Thursday, 02 April 2020 | PNS | New Delhi/Srinagar

27 feet, not 6 feet, social distancing needed: Study’

A new study shows that current physical distancing guidelines provided by the World Health Organisation (WHO) and by the US Centers for Disease Control and Prevention (CDC) may not safeguard you against coronavirus infection. A research, published in the Journal of the American Medical Association warned that the gas cloud from a cough or sneeze may help virus particles travel up to 8 metres.

The existing guidelines issued by the WHO and CDC are based on outdated models from the 1930s of how gas clouds from a cough, sneeze, or exhalation spread. Study author, MIT associate professor Lydia Bourouiba, however, thinks otherwise as she says that exhalations cause gaseous clouds to travel up to 27 feet (8.2 metres).

The Centers for Disease Control and Prevention, a specialised US health agency, and the World Health Organization (WHO) has called for six and three feet (0.9 m and 1.8 m) of space for maintaining social distancing to keep at a bay the droplets of coronavirus causing deadly Covid-19.

In a Journal of the American Medical Association article published last week, Lydia said peak exhalation speeds can reach 33 to 100 feet per second (36 km/h and 110 km/h) and "currently used surgical and N95 masks are not tested for these potential characteristics of respiratory emissions.”

Lydia was doing research on dynamics of exhalations (coughs and sneezes, for instance) for years at the Fluid Dynamics of Disease Transmission Laboratory.

Her research could have implications for the global COVID-19 pandemic, though measures called for “there’s an urgency in revising the guidelines currently being given by the WHO and the CDC on the needs for protective equipment, particularly for the frontline health care workers,” A Lydia told US TODAY.

WHO's advisory suggests that "droplets can travel only short distances through the air and either land on people or land on surfaces that people later touch." This is the basis for the hygiene protocol that urges people "to wash hands frequently and not touch the face, because that could bring the virus into contact with the nose or mouth."

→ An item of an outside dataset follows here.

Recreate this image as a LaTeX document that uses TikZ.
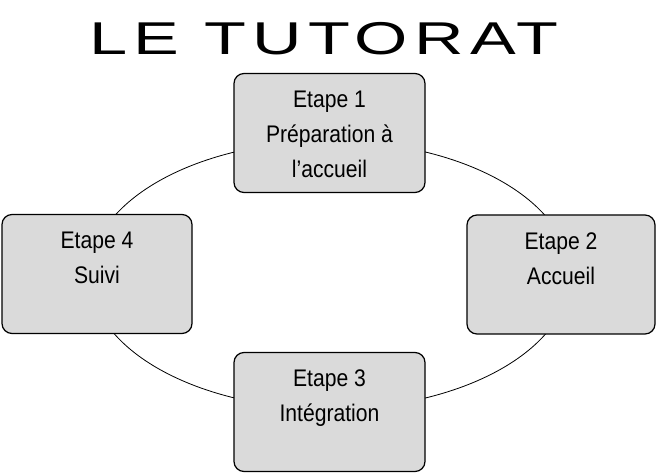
\documentclass[tikz,border=0pt]{standalone}
\usepackage{fontspec}
\setmainfont{Liberation Sans}
\newfontfamily\titrefont[LetterSpace=9]{Liberation Sans}
\usetikzlibrary{positioning}
\definecolor{boxgray}{RGB}{218,218,218}

\begin{document}
\begin{tikzpicture}[x=1pt,y=1pt,
  etape/.style={draw=black,line width=1.2pt,fill=boxgray,rounded corners=10pt,minimum width=#1,minimum height=119pt,inner sep=0pt},
  etapetexte/.style={font=\fontsize{24}{35}\selectfont,align=center,inner sep=0pt,xscale=0.88}]
\useasboundingbox (0,0) rectangle (659,474);
\node[font=\titrefont\fontsize{46}{46}\selectfont,anchor=base,xscale=1.49] (titre) at (324,419) {LE TUTORAT};

% le cycle
\draw[line width=0.8pt] (330,199) ellipse (240 and 134);

\node[etape=191pt] (etapeA) at (329.5,341) {};
\node[etape=188pt] (etapeB) at (561,199.5) {};
\node[etape=191pt] (etapeC) at (329.5,62) {};
\node[etape=190pt] (etapeD) at (97,200) {};

\node[etapetexte,below=18pt of etapeA.north] (texteA) {Etape 1\\Préparation à\\l'accueil};
\node[etapetexte,below=18pt of etapeB.north] (texteB) {Etape 2\\Accueil};
\node[etapetexte,below=18pt of etapeC.north] (texteC) {Etape 3\\Intégration};
\node[etapetexte,below=18pt of etapeD.north] (texteD) {Etape 4\\Suivi};

\end{tikzpicture}
\end{document}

Lydia's research, however, calls for better measures to protect health care workers and, potentially, more distance from infected people who are coughing or sneezing. She said current guidelines are based on "large droplets" as the method of transmission for the virus and the idea that those large droplets can only go a certain distance.

Dr. Paul Pottinger, an infectious disease professor at the University of Washington School of Medicine, said questions remain about the distances at which the virus is effective.

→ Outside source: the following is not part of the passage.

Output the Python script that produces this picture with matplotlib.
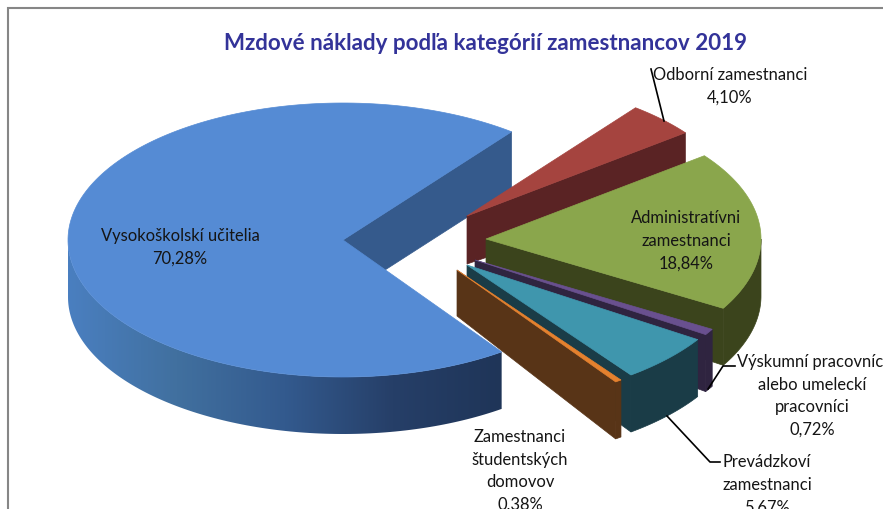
# Exploded 3D pie of wage costs, projected by hand onto an ellipse
from matplotlib import pyplot as plt
from matplotlib.colors import LinearSegmentedColormap
from matplotlib.patches import Polygon
import numpy as np

plt.rcParams['font.family'] = ['Lato', 'DejaVu Sans']

title = 'Mzdové náklady podľa kategórií zamestnancov 2019'
categories = ['Vysokoškolskí učitelia', 'Odborní zamestnanci',
              'Administratívni\nzamestnanci',
              'Výskumní pracovníci\nalebo umeleckí\npracovníci',
              'Prevádzkoví\nzamestnanci',
              'Zamestnanci\nštudentských\ndomovov']
values = [70.28, 4.10, 18.84, 0.72, 5.67, 0.38]

top_colors = ['#558bd4', '#a5443f', '#8aa64c', '#69508f', '#3f96ad', '#e5812e']
side_colors = ['#355a8c', '#5a2324', '#3b441c', '#2f2440', '#1a3c47', '#583417']

# layout, in pixels
cx, cy = 343, 241
rx, ry = 275, 137
depth = 57
apex_depth = [57, 48, 48, 48, 48, 46]
explode = [(0, 0), (124, -24), (143, -1), (132, 20), (124, 25), (114, 30)]
first_angle = 52.2                 # where the second slice starts, degrees
label_pos = [(180, 247), (730, 86), (686, 241), (812, 396), (767, 485), (520, 471)]

# Slices run clockwise, the big one ends at first_angle
spans = np.array(values)/sum(values)*360
edges = first_angle - np.r_[0, np.cumsum(spans[1:])]

fig = plt.figure(figsize=(8.83, 5.10), dpi=100)
ax = fig.add_axes([0, 0, 1, 1])
ax.axis('off')


def rim_xy(a, ox, oy):
    t = np.radians(a)
    return cx + ox + rx*np.cos(t), cy + oy - ry*np.sin(t)


def draw_side(i, a):
    # flat cut face between the apex and the rim at angle a
    ox, oy = explode[i]
    x, y = rim_xy(a, ox, oy)
    ax.add_patch(Polygon([(cx+ox, cy+oy), (x, y), (x, y+depth), (cx+ox, cy+oy+apex_depth[i])],
                         closed=True, fc=side_colors[i], ec=side_colors[i], lw=0.5))


def rim_patch(i, a0, a1, color):
    # outer wall from a0 down to a1
    ox, oy = explode[i]
    x, y = rim_xy(np.linspace(a0, a1, 120), ox, oy)
    pts = np.r_[np.c_[x, y], np.c_[x, y+depth][::-1]]
    patch = Polygon(pts, closed=True, fc=color, ec=color, lw=0.5)
    ax.add_patch(patch)
    return patch


def draw_top(i, a0, a1):
    ox, oy = explode[i]
    x, y = rim_xy(np.linspace(a0, a1, 200), ox, oy)
    pts = np.r_[[(cx+ox, cy+oy)], np.c_[x, y]]
    ax.add_patch(Polygon(pts, closed=True, fc=top_colors[i], ec=top_colors[i], lw=0.5))


# back to front
blue_end = edges[-1] + 360
draw_side(0, first_angle)
wall = rim_patch(0, 180, blue_end, 'none')
blues = LinearSegmentedColormap.from_list('wall', ['#4a7fc0', '#41709f', '#335a8e', '#263f68', '#1f3558'])
im = ax.imshow(np.linspace(0, 1, 256).reshape(1, -1), cmap=blues, aspect='auto',
               extent=(cx-rx, rim_xy(blue_end, 0, 0)[0], 510, 0), zorder=1)
im.set_clip_path(wall)
draw_top(0, first_angle, first_angle + spans[0])
ax.patches[-1].set_zorder(2)

for i in range(1, len(values)):
    a0, a1 = edges[i-1], edges[i]
    draw_side(i, a1)
    if a1 < 0:
        rim_patch(i, min(a0, 0), a1, side_colors[i])
    draw_top(i, a0, a1)
for p in ax.patches[2:]:
    p.set_zorder(3)
ax.patches[0].set_zorder(0.5)

ax.set_xlim(0, 883)
ax.set_ylim(510, 0)

# chart frame, open on the right and at the bottom
ax.plot([8, 8, 883], [510, 9, 9], color='#868686', lw=1.5, solid_joinstyle='miter', zorder=4)

# leader lines
ax.plot([651, 664], [70, 122], color='black', lw=1.2, zorder=4)
ax.plot([708, 723, 735], [390, 367, 367], color='black', lw=1.2, zorder=4)
ax.plot([667, 710, 720], [417, 463, 463], color='black', lw=1.2, zorder=4)

ax.text(486, 43, title, ha='center', va='center', fontsize=16.1, fontweight='bold',
        color='#333399', zorder=5)

for i in range(len(values)):
    txt = categories[i] + '\n' + f'{values[i]:.2f}'.replace('.', ',') + '%'
    ax.text(label_pos[i][0], label_pos[i][1], txt, ha='center', va='center',
            fontsize=11.9, color='#151515', linespacing=1.5, zorder=5)

fig.savefig('out.png', dpi=100)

"For me, the question is not how far the germs can travel, but how far can they travel before they're no longer a threat. The smaller the germ particles, the lower the risk that they might infect somebody who would breathe them in or get them stuck in their nose or their mouth," Pottinger told US TODAY.

WHO referred to a recent scientific brief on the methods of transmission, which recommended "droplet and contact precautions for those people caring for COVID-19 patients."

Bourouiba said she wants to see recommendations made based on current science not "policies based on supply, for example, because we don't have enough PPE (personal protective equipment)."

"Although there remains a lot of questions to be addressed about how much virus is at a given distance or not, we have no answer one way or another at this time," she said. "Therefore, the precautionary principle should drive the policies to state that we should have high-grade respirators used for healthcare workers."

"Once that's decided, that's the thrust that's needed to now mobilise most effectively the kind of tremendous high production level that is possible to reach in a great country like the United States. This thrust is not happening," she added.